▶ _OBJECTIVE_: Report how many lines of the listing below include the word "chart". Give nothing but the number.

* Begin GIVEN DATA *

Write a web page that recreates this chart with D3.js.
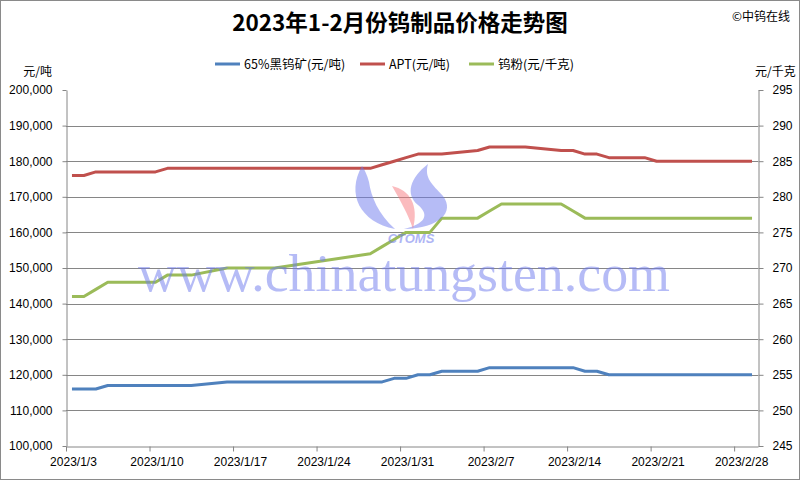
<!DOCTYPE html>
<html>
<head>
<meta charset="utf-8">
<script src="https://cdn.jsdelivr.net/npm/d3@7"></script>
<style>
  html, body { margin: 0; padding: 0; background: #fff; }
  svg { display: block; }
</style>
</head>
<body>
<svg id="chart" width="800" height="480"></svg>
<script>
// ---------------- data ----------------
const dates = [
  "2023/1/3","2023/1/4","2023/1/5","2023/1/6","2023/1/9","2023/1/10","2023/1/11","2023/1/12","2023/1/13",
  "2023/1/16","2023/1/17","2023/1/18","2023/1/19","2023/1/20","2023/1/28","2023/1/29","2023/1/30","2023/1/31",
  "2023/2/1","2023/2/2","2023/2/3","2023/2/6","2023/2/7","2023/2/8","2023/2/9","2023/2/10","2023/2/13",
  "2023/2/14","2023/2/15","2023/2/16","2023/2/17","2023/2/20","2023/2/21","2023/2/22","2023/2/23","2023/2/24",
  "2023/2/27","2023/2/28","2023/3/1"
];
const ore = [
  116000,116000,116000,117000,117000,117000,117000,117000,117000,
  118000,118000,118000,118000,118000,118000,118000,119000,119000,
  120000,120000,121000,121000,122000,122000,122000,122000,122000,
  122000,121000,121000,120000,120000,120000,120000,120000,120000,
  120000,120000,120000
];
const apt = [
  176000,176000,177000,177000,177000,177000,178000,178000,178000,
  178000,178000,178000,178000,178000,178000,179000,180000,181000,
  182000,182000,182000,183000,184000,184000,184000,184000,183000,
  183000,182000,182000,181000,181000,180000,180000,180000,180000,
  180000,180000,180000
];
const powder = [
  266,266,267,268,268,268,269,269,269,
  270,270,270,270,270,272,273,274,275,
  275,275,277,277,278,279,279,279,279,
  278,277,277,277,277,277,277,277,277,
  277,277,277
];
const seriesNames = ["65%黑钨矿(元/吨)", "APT(元/吨)", "钨粉(元/千克)"];
const xTickLabels = ["2023/1/3","2023/1/10","2023/1/17","2023/1/24","2023/1/31","2023/2/7","2023/2/14","2023/2/21","2023/2/28"];
const leftTicks = [100000,110000,120000,130000,140000,150000,160000,170000,180000,190000,200000];
const rightTicks = [245,250,255,260,265,270,275,280,285,290,295];
const titleText = "2023年1-2月份钨制品价格走势图";
const copyrightText = "©中钨在线";
const leftUnit = "元/吨";
const rightUnit = "元/千克";
const watermarkText = "www.chinatungsten.com";

// ---------------- layout ----------------
const svg = d3.select("#chart");
const L = 66, R = 758, T = 90, B = 446;
const colors = ["#4F81BD", "#C0504D", "#9BBB59"];
const axisColor = "#868686";
const fontLatin = "'Liberation Sans', Arial, 'Noto Sans CJK SC', sans-serif";
const fontCJK = "'Noto Sans CJK SC', 'Liberation Sans', sans-serif";

const parse = d3.timeParse("%Y/%m/%d");
const dayMs = 864e5;
const d0 = parse(dates[0]), d1 = parse(dates[dates.length - 1]);
const x = d3.scaleTime()
  .domain([new Date(+d0 - dayMs / 2), new Date(+d1 + dayMs / 2)])
  .range([L, R]);
const half = (x(new Date(+d0 + dayMs)) - x(d0)) / 2;
const yL = d3.scaleLinear().domain([100000, 200000]).range([B, T]);
const yR = d3.scaleLinear().domain([245, 295]).range([B, T]);

// background + border
svg.append("rect").attr("x", 0.5).attr("y", 0.5).attr("width", 799).attr("height", 479)
  .attr("fill", "#fff").attr("stroke", "#8a8a8a").attr("stroke-width", 1);

// gridlines
svg.append("g").selectAll("line")
  .data(leftTicks.filter(v => v > 100000 && v < 200000))
  .join("line")
  .attr("x1", L).attr("x2", R)
  .attr("y1", d => Math.round(yL(d)) + 0.5).attr("y2", d => Math.round(yL(d)) + 0.5)
  .attr("stroke", axisColor).attr("stroke-width", 1);

// axes
function styleAxis(g) {
  g.selectAll("path.domain").attr("stroke", axisColor);
  g.selectAll(".tick line").attr("stroke", axisColor);
  g.selectAll(".tick text").attr("fill", "#000").attr("font-family", fontLatin).attr("font-size", 12);
}
const gL = svg.append("g").attr("transform", `translate(${L + 0.5},0)`)
  .call(d3.axisLeft(yL).tickValues(leftTicks).tickFormat(d3.format(",")).tickSize(4).tickSizeOuter(0).tickPadding(10));
styleAxis(gL);
const gR = svg.append("g").attr("transform", `translate(${R + 0.5},0)`)
  .call(d3.axisRight(yR).tickValues(rightTicks).tickSize(5).tickSizeOuter(0).tickPadding(9));
styleAxis(gR);
const gX = svg.append("g").attr("transform", `translate(0,${B + 0.5})`)
  .call(d3.axisBottom(x).tickValues(xTickLabels.map(parse)).tickFormat((d, i) => xTickLabels[i])
    .tickSize(5).tickSizeOuter(0).tickPadding(6));
styleAxis(gX);
gX.selectAll(".tick line").attr("transform", `translate(${-half},0)`);
gX.selectAll(".tick text").attr("dx", 1);

// lines
const pts = dates.map((d, i) => ({ date: parse(d), ore: ore[i], apt: apt[i], powder: powder[i] }));
const lineL = key => d3.line().x(d => x(d.date)).y(d => yL(d[key]));
const lineR = key => d3.line().x(d => x(d.date)).y(d => yR(d[key]));
const paths = [lineL("ore"), lineL("apt"), lineR("powder")];
paths.forEach((gen, i) => {
  svg.append("path").datum(pts).attr("d", gen)
    .attr("fill", "none").attr("stroke", colors[i]).attr("stroke-width", 3)
    .attr("stroke-linejoin", "round").attr("stroke-linecap", "butt");
});

// watermark logo (approximate)
const wm = svg.append("g").attr("pointer-events", "none");
wm.append("path")
  .attr("d", "M362,166 C346,194 360,222 395,229 C378,214 371,196 369,182 C367,175 365,170 362,166 Z")
  .attr("fill", "rgb(110,122,238)").attr("opacity", 0.5);
wm.append("path")
  .attr("d", "M428,164 C410,178 405,194 418,205 C430,215 425,224 404,229 C440,228 455,212 443,196 C432,184 424,178 428,164 Z")
  .attr("fill", "rgb(110,122,238)").attr("opacity", 0.5);
wm.append("path")
  .attr("d", "M392,186 C410,190 419,205 413,229 C408,214 401,202 392,186 Z")
  .attr("fill", "rgb(248,120,125)").attr("opacity", 0.5);
wm.append("text").attr("x", 411).attr("y", 243).attr("text-anchor", "middle")
  .attr("font-family", fontLatin).attr("font-size", 13).attr("font-weight", "bold").attr("font-style", "italic")
  .attr("fill", "rgb(110,122,238)").attr("opacity", 0.55).text("CTOMS");
wm.append("text").attr("x", 138).attr("y", 291)
  .attr("textLength", 532).attr("lengthAdjust", "spacingAndGlyphs")
  .attr("font-family", "'Liberation Serif', 'DejaVu Serif', serif").attr("font-size", 52)
  .attr("fill", "rgb(110,122,238)").attr("opacity", 0.5).text(watermarkText);

// title & texts
svg.append("text").attr("x", 400).attr("y", 31).attr("text-anchor", "middle")
  .attr("font-family", fontCJK).attr("font-size", 22.5).attr("font-weight", "bold").attr("fill", "#000")
  .text(titleText);
svg.append("text").attr("x", 790).attr("y", 21).attr("text-anchor", "end")
  .attr("font-family", fontCJK).attr("font-size", 12).attr("fill", "#000").text(copyrightText);
svg.append("text").attr("x", 52).attr("y", 76).attr("text-anchor", "end")
  .attr("font-family", fontCJK).attr("font-size", 12).attr("fill", "#000").text(leftUnit);
svg.append("text").attr("x", 755).attr("y", 76).attr("text-anchor", "start")
  .attr("font-family", fontCJK).attr("font-size", 12).attr("fill", "#000").text(rightUnit);

// legend
const legendX = [215, 360, 469];
const leg = svg.append("g");
seriesNames.forEach((name, i) => {
  leg.append("line").attr("x1", legendX[i]).attr("x2", legendX[i] + 25).attr("y1", 64).attr("y2", 64)
    .attr("stroke", colors[i]).attr("stroke-width", 3);
  leg.append("text").attr("x", legendX[i] + 29).attr("y", 68.5)
    .attr("font-family", fontCJK).attr("font-size", 12.5).attr("fill", "#000").text(name);
});
</script>
</body>
</html>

* End GIVEN DATA *

▶ _EXERCISE RESULT_: 3